Pleistocene Elephant Tracks and Traces in National Parks on the Cape South and East Coast

Through the Cape south coast ichnology project, since 2008 more than 300 vertebrate Pleistocene tracksites have been identified along a 350 km stretch of the coastline of South Africa between Arniston and Robberg. A number of these occur within the coastal section of the Garden Route National Park. These are found in aeolianites (the cemented remains of dune surfaces) and cemented beach deposits. The majority are in the 70,000–140,000 year range. Such fossil tracksites can tell us many things about what happened on those ancient dunes and beaches, and what the environment was like then.

In a recently published open-access article in Quaternary Research (https://www.doi.org/10.1017/qua.2021.32) we focused on the 35 elephant tracksites that have thus far been identified and their implications. These sites would have been situated at the margin of the vast Palaeo-Agulhas Plain which was alternately exposed and inundated during Pleistocene sea-level oscillations. This relative profusion of elephant tracksites can be contrasted with a relative absence of documented Pleistocene elephant bones from the region.

Fossil elephant tracks can take a number of forms, from familiar depressions (Figure 1), to natural casts representing the layer that filled in the tracks (Figure 2), to profile views that indicate how underlying layers were also deformed in a predictable fashion by as much as 30 cm (Figure 3). In some cases, elephant tracks on beaches were precursors for the formation of potholes.

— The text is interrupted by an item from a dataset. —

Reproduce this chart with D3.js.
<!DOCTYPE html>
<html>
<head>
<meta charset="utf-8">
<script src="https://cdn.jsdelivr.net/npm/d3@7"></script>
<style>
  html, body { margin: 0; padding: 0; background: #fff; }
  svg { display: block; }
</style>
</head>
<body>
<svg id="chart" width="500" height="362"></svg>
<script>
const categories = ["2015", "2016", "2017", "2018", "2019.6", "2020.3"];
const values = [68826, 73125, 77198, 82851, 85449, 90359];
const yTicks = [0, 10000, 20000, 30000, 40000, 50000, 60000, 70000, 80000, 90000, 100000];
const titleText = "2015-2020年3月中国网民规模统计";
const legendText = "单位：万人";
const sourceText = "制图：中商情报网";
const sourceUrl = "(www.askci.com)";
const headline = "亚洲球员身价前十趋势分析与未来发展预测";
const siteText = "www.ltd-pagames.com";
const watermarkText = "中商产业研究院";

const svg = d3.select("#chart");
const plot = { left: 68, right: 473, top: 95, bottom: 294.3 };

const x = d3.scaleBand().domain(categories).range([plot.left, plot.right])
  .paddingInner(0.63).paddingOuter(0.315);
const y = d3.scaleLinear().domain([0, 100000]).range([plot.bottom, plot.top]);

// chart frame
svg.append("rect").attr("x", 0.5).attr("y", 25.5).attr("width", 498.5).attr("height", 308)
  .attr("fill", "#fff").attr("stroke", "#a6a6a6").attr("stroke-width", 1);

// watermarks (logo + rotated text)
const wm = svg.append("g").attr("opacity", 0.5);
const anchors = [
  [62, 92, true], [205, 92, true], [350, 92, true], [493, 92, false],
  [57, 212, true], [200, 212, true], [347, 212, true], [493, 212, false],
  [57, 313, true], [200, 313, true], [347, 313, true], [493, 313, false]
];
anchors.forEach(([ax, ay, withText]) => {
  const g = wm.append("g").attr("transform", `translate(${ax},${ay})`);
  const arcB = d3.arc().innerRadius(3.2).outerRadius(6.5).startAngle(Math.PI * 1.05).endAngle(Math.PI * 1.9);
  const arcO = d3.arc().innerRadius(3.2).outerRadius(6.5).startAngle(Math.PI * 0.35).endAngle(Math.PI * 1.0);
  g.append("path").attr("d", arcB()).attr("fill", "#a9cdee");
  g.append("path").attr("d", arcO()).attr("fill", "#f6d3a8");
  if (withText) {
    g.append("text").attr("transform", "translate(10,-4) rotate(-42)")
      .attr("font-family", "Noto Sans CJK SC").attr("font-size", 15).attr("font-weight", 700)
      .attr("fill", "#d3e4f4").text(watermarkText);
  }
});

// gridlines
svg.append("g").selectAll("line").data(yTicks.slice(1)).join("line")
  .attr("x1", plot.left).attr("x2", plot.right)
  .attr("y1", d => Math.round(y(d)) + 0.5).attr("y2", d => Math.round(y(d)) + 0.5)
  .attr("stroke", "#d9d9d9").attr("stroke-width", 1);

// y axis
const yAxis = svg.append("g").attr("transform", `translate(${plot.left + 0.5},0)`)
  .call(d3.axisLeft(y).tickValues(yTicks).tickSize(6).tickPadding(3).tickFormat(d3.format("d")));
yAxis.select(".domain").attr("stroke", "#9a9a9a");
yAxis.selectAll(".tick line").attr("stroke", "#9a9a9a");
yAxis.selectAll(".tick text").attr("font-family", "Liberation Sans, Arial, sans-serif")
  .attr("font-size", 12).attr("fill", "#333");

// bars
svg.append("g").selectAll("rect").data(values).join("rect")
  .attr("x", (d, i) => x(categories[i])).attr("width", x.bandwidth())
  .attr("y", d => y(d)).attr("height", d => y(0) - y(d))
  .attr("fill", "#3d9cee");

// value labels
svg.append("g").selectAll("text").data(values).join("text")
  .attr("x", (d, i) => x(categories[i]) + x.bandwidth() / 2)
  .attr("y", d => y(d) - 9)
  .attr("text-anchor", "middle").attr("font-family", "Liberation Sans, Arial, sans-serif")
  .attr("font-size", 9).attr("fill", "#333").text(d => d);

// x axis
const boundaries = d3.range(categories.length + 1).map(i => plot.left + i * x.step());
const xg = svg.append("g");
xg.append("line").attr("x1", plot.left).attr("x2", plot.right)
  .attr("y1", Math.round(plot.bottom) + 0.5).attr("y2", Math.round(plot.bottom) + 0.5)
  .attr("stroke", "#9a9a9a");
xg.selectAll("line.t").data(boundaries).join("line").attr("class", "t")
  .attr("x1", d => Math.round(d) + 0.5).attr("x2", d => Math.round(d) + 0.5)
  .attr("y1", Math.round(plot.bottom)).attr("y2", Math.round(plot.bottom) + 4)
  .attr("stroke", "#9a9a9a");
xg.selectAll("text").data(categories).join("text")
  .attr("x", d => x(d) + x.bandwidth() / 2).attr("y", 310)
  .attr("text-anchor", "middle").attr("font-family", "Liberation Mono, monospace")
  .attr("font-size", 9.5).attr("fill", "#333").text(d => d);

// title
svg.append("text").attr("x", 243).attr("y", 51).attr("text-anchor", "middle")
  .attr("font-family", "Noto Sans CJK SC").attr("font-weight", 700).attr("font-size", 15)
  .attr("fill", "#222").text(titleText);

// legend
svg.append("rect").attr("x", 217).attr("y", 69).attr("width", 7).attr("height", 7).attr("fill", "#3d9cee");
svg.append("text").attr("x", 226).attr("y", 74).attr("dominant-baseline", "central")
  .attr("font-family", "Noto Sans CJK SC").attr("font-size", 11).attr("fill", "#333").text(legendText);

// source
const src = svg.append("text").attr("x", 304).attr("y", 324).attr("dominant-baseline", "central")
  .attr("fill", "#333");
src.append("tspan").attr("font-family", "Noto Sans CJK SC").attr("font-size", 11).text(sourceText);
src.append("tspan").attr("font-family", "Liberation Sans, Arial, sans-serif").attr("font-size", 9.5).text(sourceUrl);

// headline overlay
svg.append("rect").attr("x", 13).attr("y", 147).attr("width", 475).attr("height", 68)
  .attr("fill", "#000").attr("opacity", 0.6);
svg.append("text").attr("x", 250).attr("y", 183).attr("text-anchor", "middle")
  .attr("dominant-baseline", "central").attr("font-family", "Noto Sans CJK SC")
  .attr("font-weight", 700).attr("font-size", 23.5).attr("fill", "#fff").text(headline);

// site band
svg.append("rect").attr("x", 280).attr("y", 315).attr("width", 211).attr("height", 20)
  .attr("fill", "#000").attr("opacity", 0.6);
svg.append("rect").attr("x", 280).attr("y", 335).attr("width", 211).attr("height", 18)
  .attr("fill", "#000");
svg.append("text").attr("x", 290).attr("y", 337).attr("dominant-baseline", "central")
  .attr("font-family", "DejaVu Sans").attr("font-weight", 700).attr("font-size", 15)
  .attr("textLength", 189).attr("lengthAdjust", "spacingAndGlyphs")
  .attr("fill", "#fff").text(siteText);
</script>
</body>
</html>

In some places they have been eroded into bizarre shapes, which beach hikers admire and pass by without knowing their intriguing origins.

Analogies can be drawn between Pleistocene elephant tracks and Mesozoic dinosaur tracks: in both scenarios they were the largest tracks of their time, made by the heaviest creatures. In fact, it appears that the elephant tracks we identified at Robberg, measuring as much as 70 cm, are the largest tracks ever identified since the “Age of Dinosaurs”. Elephant tracks deform underlying layers to such a degree that at times the ‘right-way-up’ of a gigantic fallen block of rock can be determined from a distance just by contemplating the tracks in profile.

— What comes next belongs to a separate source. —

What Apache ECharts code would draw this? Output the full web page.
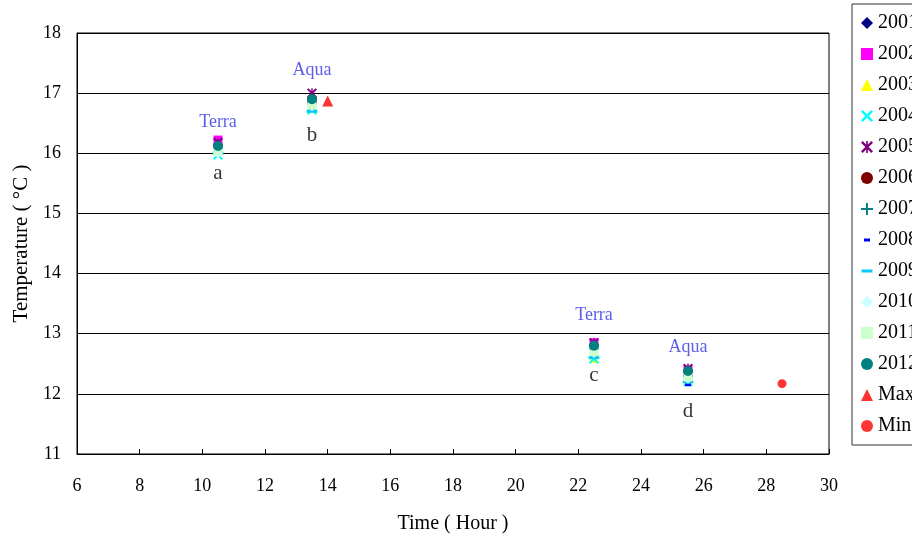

Sometimes, when elephant tracks can be discerned in profile in multiple successive layers, conclusions can be drawn about repeated use of an area over time. Our ‘record’ for this phenomenon was a vertical section of 26 metres. Trackmaker associations are also of interest. At one site a track of the extinct long-horned buffalo (Syncerus antiquus), was found within an elephant track, beside a possible rhinoceros track and a track of Equus capensis, the extinct giant Cape horse.

In addition to this cornucopia of tracks and track forms, what appears to be the first example in the global trace fossil record of elephant trunk-drag impressions was recently identified. These were located on an aeolianite surface in the Goukamma Nature Reserve. The site is only exposed at low tide, being subject to intense wave action during high tides and storm surges. It is also usually covered by metres-thick layers of sand, so we were fortunate to find it during a rare occasion during which it was exposed. Here, beside an elephant trackway comprising thirteen tracks, traversing a dune slope, we encountered a ‘serpentine’ sequence of two long, slightly curved groove features with an outward convexity, one on each side of the trackway. Slight displacement rims were present, and we could tell that the tracks were registered after the groove features.

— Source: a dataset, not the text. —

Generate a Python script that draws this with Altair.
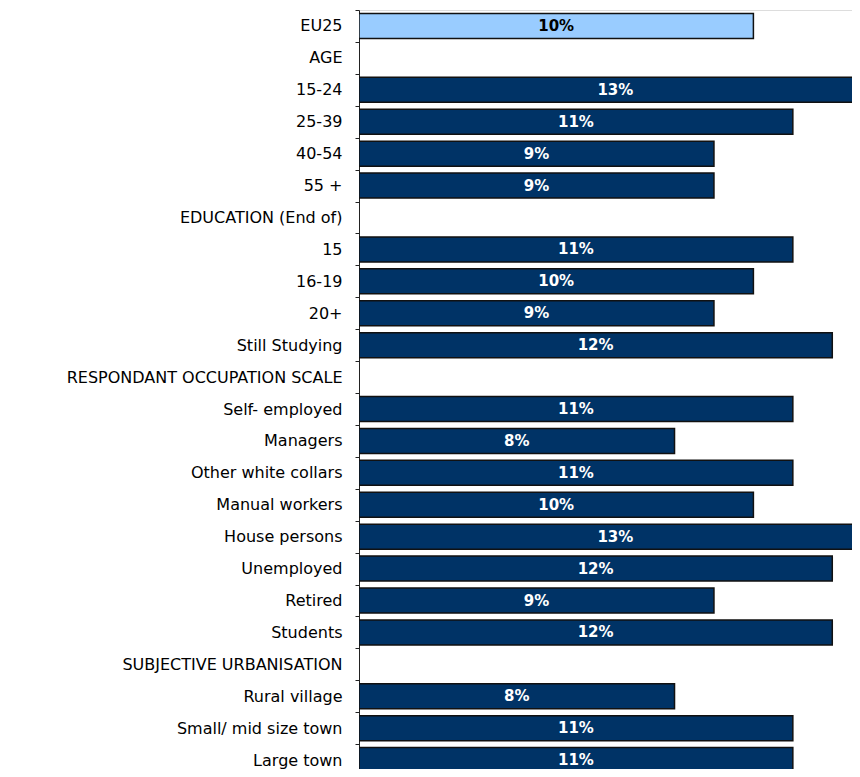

The most plausible interpretation of these features is that they were made by an elephant dragging its trunk, or at least dragging something that it was gripping in its trunk. The extant African bush elephant (Loxodonta africana) is known to indulge in trunk-dragging behaviour under a variety of circumstances, including musth, a cyclical period when male elephants experience a heightened level of testosterone production.

Palaeo-environmental inferences can be made from the frequency with which fossil elephant tracksites are encountered. Elephants are ecosystem engineers, and their presence may result in large-scale effects on the landscape, for example they can transform woody habitats to more open habitats. Firstly, therefore, they may well have facilitated the development and maintenance of the mosaic of woodland and grassland habitats that characterised the Palaeo-Agulhas Plain during the Pleistocene.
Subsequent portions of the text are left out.